* **Prompt**: Everything from the line with "Write the seaborn" down to the line with "ax.yaxis.set_label_coords(-0.16, 0.49)" below must be printed exactly, those two lines included. Exclude pictures.

---

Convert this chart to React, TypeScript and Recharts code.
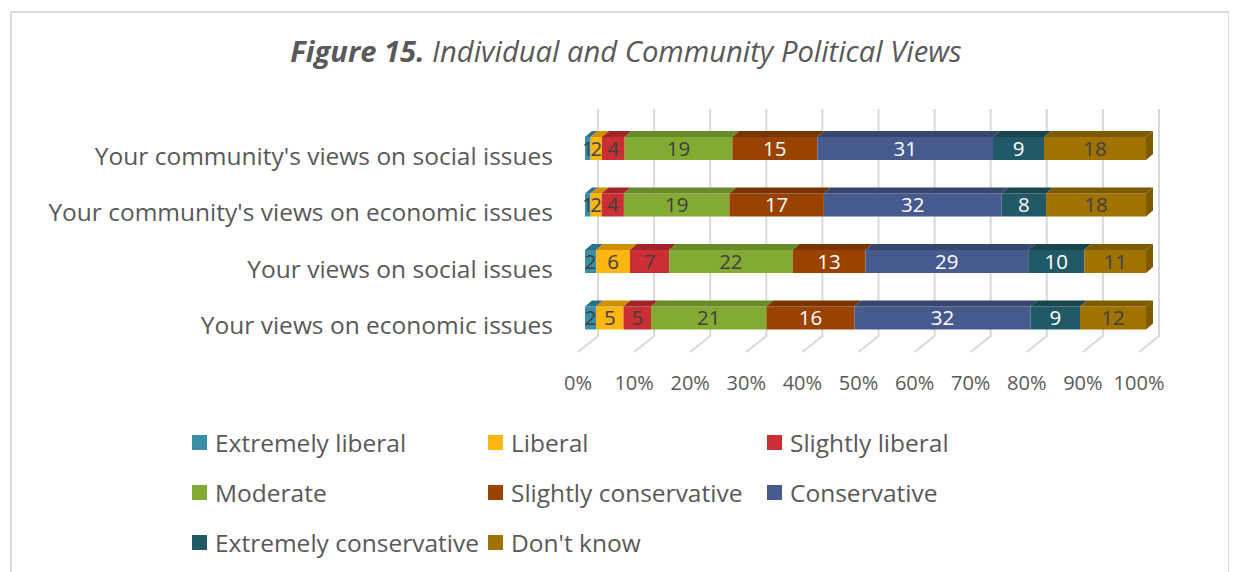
import React from 'react';
import { BarChart, Bar, XAxis, YAxis, CartesianGrid, LabelList, Legend } from 'recharts';

const categories = [
  "Your community's views on social issues",
  "Your community's views on economic issues",
  'Your views on social issues',
  'Your views on economic issues',
];

const extremelyLiberal = [1, 1, 2, 2];
const liberal = [2, 2, 6, 5];
const slightlyLiberal = [4, 4, 7, 5];
const moderate = [19, 19, 22, 21];
const slightlyConservative = [15, 17, 13, 16];
const conservative = [31, 32, 29, 32];
const extremelyConservative = [9, 8, 10, 9];
const dontKnow = [18, 18, 11, 12];

const xTicks = [0, 0.1, 0.2, 0.3, 0.4, 0.5, 0.6, 0.7, 0.8, 0.9, 1];

const FONT = "'Open Sans', Lato, sans-serif";
const DX = 7;
const DY = 6;

// key, name, front colour, top colour, label colour
const seriesInfo = [
  { key: 'el', name: 'Extremely liberal', values: extremelyLiberal, fill: '#3A8EA5', top: '#2C7187', text: '#404040' },
  { key: 'l', name: 'Liberal', values: liberal, fill: '#FFB611', top: '#CF9000', text: '#404040' },
  { key: 'sl', name: 'Slightly liberal', values: slightlyLiberal, fill: '#CC2F33', top: '#A22428', text: '#404040' },
  { key: 'm', name: 'Moderate', values: moderate, fill: '#83AA33', top: '#688A28', text: '#404040' },
  { key: 'sc', name: 'Slightly conservative', values: slightlyConservative, fill: '#9A4300', top: '#793400', text: '#FFFFFF' },
  { key: 'c', name: 'Conservative', values: conservative, fill: '#475A8E', top: '#36466F', text: '#FFFFFF' },
  { key: 'ec', name: 'Extremely conservative', values: extremelyConservative, fill: '#225966', top: '#19454F', text: '#FFFFFF' },
  { key: 'dk', name: "Don't know", values: dontKnow, fill: '#A07200', top: '#7E5A00', text: '#404040' },
];

const data = categories.map((cat, i) => {
  const row: Record<string, string | number> = { name: cat };
  seriesInfo.forEach((s) => {
    row[s.key] = s.values[i];
  });
  return row;
});

const makeShape = (fill: string, top: string, last: boolean) => (props: any) => {
  const { x, y, width, height } = props;
  if (!width || width <= 0) return <g />;
  return (
    <g>
      <rect x={x} y={y} width={width} height={height} fill={fill} />
      <polygon
        points={`${x},${y} ${x + DX},${y - DY} ${x + width + DX},${y - DY} ${x + width},${y}`}
        fill={top}
      />
      {last && (
        <polygon
          points={`${x + width},${y} ${x + width + DX},${y - DY} ${x + width + DX},${y + height - DY} ${x + width},${y + height}`}
          fill={top}
        />
      )}
    </g>
  );
};

const gridLine = (p: any) => {
  const { x1, y1, y2 } = p;
  return (
    <path
      key={p.key}
      d={`M${x1 + 13},${y1 - 11} L${x1 + 13},${y2 - 10} L${x1 - 7},${y2 + 6}`}
      stroke="#D9D9D9"
      strokeWidth={2}
      fill="none"
    />
  );
};

const YTick = (p: any) => (
  <text x={p.x} y={p.y + 7} textAnchor="end" dominantBaseline="central" fontSize={24.5} fill="#595959" fontFamily={FONT}>
    {p.payload.value}
  </text>
);

const XTick = (p: any) => (
  <text x={p.x - 7} y={p.y + 36} textAnchor="middle" dominantBaseline="central" fontSize={20} fill="#595959" fontFamily={FONT}>
    {`${Math.round(p.payload.value * 100)}%`}
  </text>
);

const colWidths = [296, 279, 300];

const LegendContent = () => (
  <div style={{ display: 'grid', gridTemplateColumns: colWidths.map((w) => `${w}px`).join(' '), rowGap: 0 }}>
    {seriesInfo.map((s) => (
      <div key={s.key} style={{ display: 'flex', alignItems: 'center', height: 50, whiteSpace: 'nowrap' }}>
        <span style={{ display: 'inline-block', width: 15, height: 15, background: s.fill, marginRight: 8 }} />
        <span style={{ fontSize: 24.5, color: '#595959', fontFamily: FONT }}>{s.name}</span>
      </div>
    ))}
  </div>
);

export default function App() {
  return (
    <div style={{ position: 'relative', width: 1229, height: 564 }}>
      <div
        style={{
          position: 'absolute',
          left: 2,
          top: 3,
          width: 1220,
          height: 600,
          border: '2px solid #D9D9D9',
          boxSizing: 'border-box',
        }}
      />
      <div
        style={{
          position: 'absolute',
          left: 0,
          top: 23,
          width: 1236,
          textAlign: 'center',
          fontFamily: FONT,
          fontStyle: 'italic',
          fontSize: 29.2,
          color: '#595959',
        }}
      >
        <b>Figure 15.</b> Individual and Community Political Views
      </div>
      <div style={{ position: 'absolute', left: 0, top: 0 }}>
        <BarChart
          width={1229}
          height={564}
          data={data}
          layout="vertical"
          stackOffset="expand"
          barSize={23}
          margin={{ top: 112, right: 91, bottom: 196, left: 0 }}
        >
          <CartesianGrid horizontal={false} vertical={gridLine} />
          <XAxis
            type="number"
            domain={[0, 1]}
            ticks={xTicks}
            tick={XTick}
            tickLine={false}
            axisLine={false}
            tickSize={0}
            tickMargin={0}
            height={30}
            interval={0}
          />
          <YAxis
            type="category"
            dataKey="name"
            width={577}
            tick={YTick}
            tickLine={false}
            axisLine={false}
            tickSize={0}
            tickMargin={32}
            interval={0}
          />
          <Legend
            layout="horizontal"
            verticalAlign="middle"
            align="center"
            content={LegendContent}
            wrapperStyle={{ top: 409, left: 184, width: 900, height: 150 }}
          />
          {seriesInfo.map((s, i) => (
            <Bar
              key={s.key}
              dataKey={s.key}
              name={s.name}
              stackId="a"
              fill={s.fill}
              isAnimationActive={false}
              shape={makeShape(s.fill, s.top, i === seriesInfo.length - 1)}
            >
              <LabelList dataKey={s.key} position="center" fill={s.text} fontSize={20.5} fontFamily={FONT} />
            </Bar>
          ))}
        </BarChart>
      </div>
    </div>
  );
}
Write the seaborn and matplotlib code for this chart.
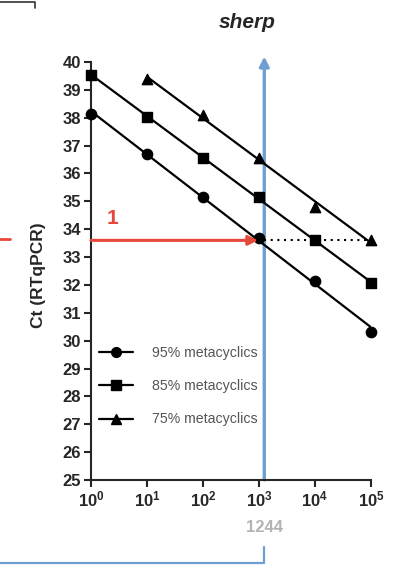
import matplotlib
matplotlib.use('Agg')
import matplotlib.pyplot as plt
import matplotlib.transforms as mtransforms
from matplotlib.lines import Line2D
from matplotlib.ticker import NullLocator
import seaborn as sns
import numpy as np
import pandas as pd

# Dados (sherp)
parasites = [1, 10, 100, 1000, 10000, 100000]
ct_95 = [38.13, 36.7, 35.17, 33.7, 32.15, 30.3]
ct_85 = [39.55, 38.04, 36.55, 35.15, 33.6, 32.07]
parasites_75 = [10, 100, 1000, 10000, 100000]
ct_75 = [39.4, 38.1, 36.55, 34.8, 33.6]
series_labels = ['95% metacyclics', '85% metacyclics', '75% metacyclics']
x_ticklabels = [r'$\mathbf{10^{%d}}$' % i for i in range(6)]
sample_ct = 33.6
sample_parasites = 1244

sns.set_style('ticks')
plt.rcParams['font.family'] = ['Liberation Sans', 'DejaVu Sans']
plt.rcParams['mathtext.fontset'] = 'custom'
plt.rcParams['mathtext.bf'] = 'Liberation Sans:bold'
plt.rcParams['mathtext.rm'] = 'Liberation Sans'

red = '#e5473a'
blue = '#6e9fd2'

fig = plt.figure(figsize=(3.98, 5.70), dpi=100)
ax = fig.add_axes([0.2286, 0.1579, 0.7035, 0.7333])

df95 = pd.DataFrame({'x': parasites, 'ct': ct_95})
df85 = pd.DataFrame({'x': parasites, 'ct': ct_85})
df75 = pd.DataFrame({'x': parasites_75, 'ct': ct_75})

for d, m in [(df95, 'o'), (df85, 's'), (df75, '^')]:
    sns.regplot(data=d, x='x', y='ct', logx=True, ci=None, ax=ax, color='black',
                marker=m, scatter_kws={'s': 55, 'clip_on': False, 'zorder': 4, 'alpha': 1},
                line_kws={'lw': 1.6, 'zorder': 3})

ax.set_xscale('log')
ax.set_xlim(1, 1e5)
ax.set_ylim(25, 40)
ax.set_xticks([10 ** i for i in range(6)])
ax.set_xticklabels(x_ticklabels)
ax.xaxis.set_minor_locator(NullLocator())
ax.set_yticks(range(25, 41))
ax.tick_params(axis='both', length=5, width=1.5, labelsize=12, pad=2)
for lab in ax.get_yticklabels():
    lab.set_fontweight('bold')
sns.despine(ax=ax)
for s in ['left', 'bottom']:
    ax.spines[s].set_linewidth(1.5)
ax.set_xlabel('')
ax.set_ylabel('Ct (RTqPCR)', fontsize=12.5, fontweight='bold')
ax.yaxis.set_label_coords(-0.16, 0.49)

# Legenda
handles = [Line2D([], [], color='black', marker=m, lw=1.6, ms=7) for m in ['o', 's', '^']]
ax.legend(handles, series_labels, loc='upper left', bbox_to_anchor=(0.03, 0.32),
          frameon=False, fontsize=10.2, handlelength=2.4, handletextpad=1.3,
          labelspacing=1.35, borderpad=0, borderaxespad=0, labelcolor='#555555')

# Linha pontilhada e setas
ax.plot([sample_parasites, 1e5], [sample_ct, sample_ct], color='black', lw=1.5,
        linestyle=(0, (1, 2.2)), zorder=2)
ax.annotate('', xy=(960, sample_ct), xytext=(1, sample_ct),
            arrowprops=dict(arrowstyle='-|>', color=red, lw=2.2, mutation_scale=14,
                            shrinkA=0, shrinkB=0), annotation_clip=False, zorder=5)
ax.annotate('', xy=(sample_parasites, 40.2), xytext=(sample_parasites, 25),
            arrowprops=dict(arrowstyle='-|>', color=blue, lw=2.4, mutation_scale=14,
                            shrinkA=0, shrinkB=0), annotation_clip=False, zorder=1)
ax.text(2.47, 34.4, '1', color=red, fontsize=15, fontweight='bold', ha='center', va='center')

# Elementos fora do eixo
trans = mtransforms.blended_transform_factory(ax.transData, fig.transFigure)
ax.text(sample_parasites, 1 - 528 / 570, str(sample_parasites), transform=trans,
        color='#b3b3b3', fontsize=12, fontweight='bold', ha='center', va='center')
ax.plot([1e-3, sample_parasites, sample_parasites], [1 - 563 / 570, 1 - 563 / 570, 1 - 547 / 570],
        transform=trans, color=blue, lw=1.6, clip_on=False)
fig.add_artist(Line2D([0, 10 / 398], [1 - 239 / 570, 1 - 239 / 570], color=red, lw=2))
fig.add_artist(Line2D([0, 35 / 398, 35 / 398], [1 - 2 / 570, 1 - 2 / 570, 1 - 8 / 570],
                      color='#333333', lw=1.2))

fig.text(247 / 398, 1 - 22 / 570, 'sherp', ha='center', va='center', fontsize=15,
         fontweight='bold', style='italic')

fig.savefig('out.png', dpi=100)
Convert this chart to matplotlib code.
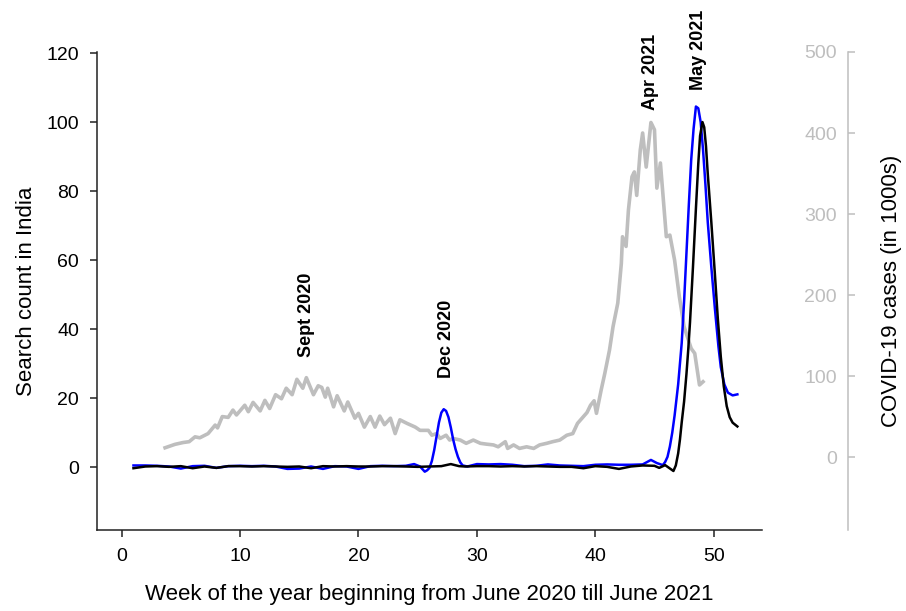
import matplotlib
matplotlib.use("Agg")
import matplotlib.pyplot as plt

plt.rcParams['font.family'] = ['Liberation Sans', 'DejaVu Sans']

# search counts (left axis) - week of the year vs. count
blue_weeks = [1, 2, 3, 4, 5, 6, 7, 8, 9, 10, 11, 12, 13, 14, 15, 16, 17, 18, 19, 20,
              21, 22, 23, 24, 24.7, 25.2, 25.6, 25.8, 26.0, 26.2, 26.4, 26.6, 26.8,
              27.0, 27.2, 27.4, 27.6, 27.8, 28.0, 28.2, 28.4, 28.6, 28.8, 29.2, 30,
              31, 32, 33, 34, 35, 36, 37, 38, 39, 40, 41, 42, 43, 44, 44.7, 45.2,
              45.7, 45.9, 46.1, 46.3, 46.5, 46.7, 47.0, 47.3, 47.5, 47.7, 47.9, 48.1,
              48.3, 48.5, 48.7, 48.9, 49.1, 49.3, 49.5, 49.8, 50.1, 50.4, 50.6, 50.9,
              51.2, 51.6, 52.0]
blue_counts = [0.5, 0.5, 0.4, 0.2, -0.4, 0.3, 0.4, -0.2, 0.3, 0.4, 0.3, 0.4, 0.2, -0.5,
               -0.4, 0.2, -0.5, 0.3, 0.2, -0.5, 0.3, 0.4, 0.3, 0.4, 0.9, 0.2, -1.3,
               -0.9, -0.2, 1.8, 5, 9, 13, 15.8, 16.8, 16.3, 14.5, 11.5, 8, 5.2, 3, 1.4,
               0.5, 0.2, 0.9, 0.8, 0.9, 0.7, 0.3, 0.4, 0.8, 0.5, 0.4, 0.3, 0.7, 0.8,
               0.7, 0.7, 0.8, 2.1, 1.2, 0.6, 1.5, 3, 6, 10, 15, 24, 36, 48, 62, 76, 89,
               98, 104.5, 104, 100, 92, 82, 71, 58, 46, 35, 29, 24, 21.6, 20.8, 21.1]

black_weeks = [1, 2, 3, 4, 5, 6, 7, 8, 9, 10, 11, 12, 13, 14, 15, 16, 17, 18, 19, 20,
               21, 22, 23, 24, 25, 26, 27, 27.8, 28.5, 29, 30, 31, 32, 33, 34, 35, 36,
               37, 38, 39, 40, 41, 42, 43, 44, 45, 45.4, 45.9, 46.6, 46.8, 47.0, 47.15,
               47.3, 47.5, 47.7, 47.85, 48.0, 48.25, 48.5, 48.7, 48.85, 49.05, 49.2,
               49.35, 49.5, 49.8, 50.1, 50.35, 50.6, 50.85, 51.1, 51.35, 51.6, 52.0]
black_counts = [-0.3, 0.2, 0.3, 0.1, 0.3, -0.3, 0.2, -0.2, 0.3, 0.3, 0.2, 0.3, 0.2, 0.1,
                0.2, -0.3, 0.3, 0.2, 0.3, 0.2, 0.2, 0.3, 0.3, 0.2, 0.1, 0.2, 0.3, 0.9,
                0.3, 0.2, 0.3, 0.3, 0.2, 0.3, 0.2, 0.3, 0.2, 0.1, 0.1, -0.3, 0.3, 0.1,
                -0.5, 0.2, 0.5, 0.4, -0.2, 0.6, -1.1, 0.5, 4, 8, 13, 19, 27, 34, 42, 58,
                75, 88, 96, 100, 98.5, 93, 85, 71, 56, 43, 32, 23.5, 17.7, 14.5, 12.9,
                11.8]

# covid-19 cases in 1000s (right axis)
case_weeks = [3.67, 4.5, 5.2, 5.7, 6.2, 6.6, 7.3, 7.9, 8.1, 8.5, 9.0, 9.4, 9.7, 10.4,
              10.7, 11.1, 11.7, 12.1, 12.5, 13.0, 13.5, 13.9, 14.4, 14.8, 15.3, 15.6,
              16.2, 16.6, 16.9, 17.2, 17.4, 17.9, 18.2, 18.8, 19.1, 19.7, 20.0, 20.5,
              21.0, 21.4, 21.8, 22.2, 22.7, 23.1, 23.5, 24.1, 24.8, 25.2, 25.9, 26.2,
              26.6, 26.9, 27.4, 27.7, 28.0, 28.6, 29.1, 29.7, 30.3, 30.8, 31.4, 31.8,
              32.4, 32.6, 33.1, 33.6, 34.2, 34.8, 35.3, 35.9, 36.4, 37.0, 37.6, 38.1,
              38.5, 39.3, 39.6, 39.9, 40.1, 40.5, 40.8, 41.2, 41.5, 41.9, 42.2, 42.3,
              42.6, 42.8, 43.1, 43.3, 43.5, 43.8, 44.0, 44.3, 44.7, 45.0, 45.2, 45.5,
              46.0, 46.3, 46.7, 47.1, 47.5, 48.1, 48.4, 48.8, 49.1]
case_values = [11.5, 15.7, 18, 19, 25, 23.8, 29, 39.5, 36, 50, 49, 58, 52, 64, 56, 67.5,
               57, 70, 60, 77, 72, 85, 77, 96, 85, 98, 77, 88, 86, 74, 85, 62, 75.7, 57,
               68, 48, 54, 37, 50, 37, 50.6, 40, 48, 29, 46, 41.6, 37, 33, 33, 27, 29,
               23, 27, 21, 23, 21, 17, 21, 17, 16, 15, 12.7, 19, 10.7, 15, 10.7, 12.7,
               10.7, 15, 17, 19, 21, 27, 29, 41.6, 55, 64, 69.5, 54, 83, 103, 132, 161,
               190, 239, 272, 260, 305, 346, 352, 323, 379, 400, 358, 413, 404, 332,
               363, 272, 274, 243, 198, 161, 134, 128, 89, 93]

# annotation labels: (text, week, search count at the text's bottom)
peak_labels = ["Sept 2020", "Dec 2020", "Apr 2021", "May 2021"]
peak_weeks = [15.65, 27.4, 44.65, 48.75]
peak_heights = [32.0, 25.8, 103.5, 109.2]

x_ticks = [0, 10, 20, 30, 40, 50]
left_ticks = [0, 20, 40, 60, 80, 100, 120]
right_ticks = [0, 100, 200, 300, 400, 500]

grey = "#BEBEBE"

fig = plt.figure(figsize=(9.06, 6.11), dpi=100)
ax = fig.add_axes([97 / 906, 81 / 611, 665 / 906, 478 / 611])
ax2 = ax.twinx()

# cases line sits behind the search lines
ax.set_zorder(ax2.get_zorder() + 1)
ax.patch.set_visible(False)

ax2.plot(case_weeks, case_values, color=grey, linewidth=2.6, solid_joinstyle='round')
ax.plot(blue_weeks, blue_counts, color="#0000FF", linewidth=1.8)
ax.plot(black_weeks, black_counts, color="black", linewidth=1.8)

for label, wk, h in zip(peak_labels, peak_weeks, peak_heights):
    ax.text(wk, h, label, rotation=90, ha='center', va='bottom',
            fontsize=13, fontweight='bold')

ax.set_xlim(-2.08, 54.08)
ax.set_ylim(-18.2, 120.3)
ax2.set_ylim(-90, 500)

ax.set_xticks(x_ticks)
ax.set_yticks(left_ticks)
ax2.set_yticks(right_ticks)

ax.spines['top'].set_visible(False)
ax.spines['right'].set_visible(False)
for s in ['left', 'bottom']:
    ax.spines[s].set_linewidth(1.1)
    ax.spines[s].set_color('#222222')
ax.tick_params(axis='both', direction='out', length=5, width=1.1,
               color='#222222', labelsize=14, pad=8)

for s in ['top', 'left', 'bottom']:
    ax2.spines[s].set_visible(False)
ax2.spines['right'].set_position(('outward', 62))
ax2.spines['right'].set_color(grey)
ax2.spines['right'].set_linewidth(1.1)
ax2.tick_params(axis='y', direction='out', length=5, width=1.1, color=grey,
                labelcolor=grey, labelsize=14, pad=-13)
plt.setp(ax2.get_yticklabels(), ha='right')

ax.set_xlabel("Week of the year beginning from June 2020 till June 2021", fontsize=16)
ax.set_ylabel("Search count in India", fontsize=16)
ax2.set_ylabel("COVID-19 cases (in 1000s)", fontsize=16)
ax.xaxis.set_label_coords(0.5, -0.113)
ax.yaxis.set_label_coords(-0.090, 0.5)
ax2.yaxis.set_label_coords(1.179, 0.5)

fig.savefig("out.png", dpi=100)
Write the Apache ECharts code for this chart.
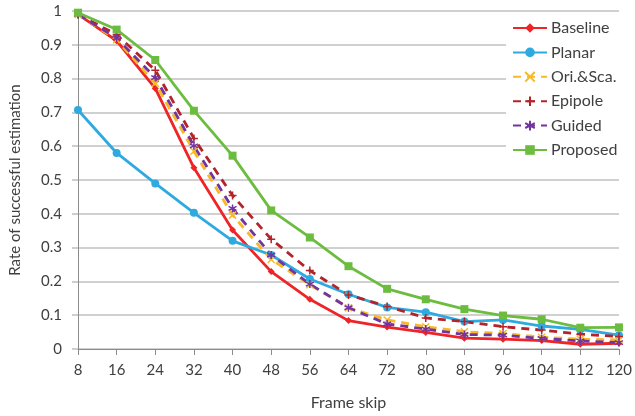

---

* **Complete response**:
Write the seaborn and matplotlib code for this chart.
import matplotlib
matplotlib.use('Agg')
import matplotlib.pyplot as plt
import matplotlib.transforms as mtransforms
from matplotlib.lines import Line2D
from matplotlib.ticker import NullLocator
import seaborn as sns
import numpy as np
import pandas as pd

# Dados (sherp)
parasites = [1, 10, 100, 1000, 10000, 100000]
ct_95 = [38.13, 36.7, 35.17, 33.7, 32.15, 30.3]
ct_85 = [39.55, 38.04, 36.55, 35.15, 33.6, 32.07]
parasites_75 = [10, 100, 1000, 10000, 100000]
ct_75 = [39.4, 38.1, 36.55, 34.8, 33.6]
series_labels = ['95% metacyclics', '85% metacyclics', '75% metacyclics']
x_ticklabels = [r'$\mathbf{10^{%d}}$' % i for i in range(6)]
sample_ct = 33.6
sample_parasites = 1244

sns.set_style('ticks')
plt.rcParams['font.family'] = ['Liberation Sans', 'DejaVu Sans']
plt.rcParams['mathtext.fontset'] = 'custom'
plt.rcParams['mathtext.bf'] = 'Liberation Sans:bold'
plt.rcParams['mathtext.rm'] = 'Liberation Sans'

red = '#e5473a'
blue = '#6e9fd2'

fig = plt.figure(figsize=(3.98, 5.70), dpi=100)
ax = fig.add_axes([0.2286, 0.1579, 0.7035, 0.7333])

df95 = pd.DataFrame({'x': parasites, 'ct': ct_95})
df85 = pd.DataFrame({'x': parasites, 'ct': ct_85})
df75 = pd.DataFrame({'x': parasites_75, 'ct': ct_75})

for d, m in [(df95, 'o'), (df85, 's'), (df75, '^')]:
    sns.regplot(data=d, x='x', y='ct', logx=True, ci=None, ax=ax, color='black',
                marker=m, scatter_kws={'s': 55, 'clip_on': False, 'zorder': 4, 'alpha': 1},
                line_kws={'lw': 1.6, 'zorder': 3})

ax.set_xscale('log')
ax.set_xlim(1, 1e5)
ax.set_ylim(25, 40)
ax.set_xticks([10 ** i for i in range(6)])
ax.set_xticklabels(x_ticklabels)
ax.xaxis.set_minor_locator(NullLocator())
ax.set_yticks(range(25, 41))
ax.tick_params(axis='both', length=5, width=1.5, labelsize=12, pad=2)
for lab in ax.get_yticklabels():
    lab.set_fontweight('bold')
sns.despine(ax=ax)
for s in ['left', 'bottom']:
    ax.spines[s].set_linewidth(1.5)
ax.set_xlabel('')
ax.set_ylabel('Ct (RTqPCR)', fontsize=12.5, fontweight='bold')
ax.yaxis.set_label_coords(-0.16, 0.49)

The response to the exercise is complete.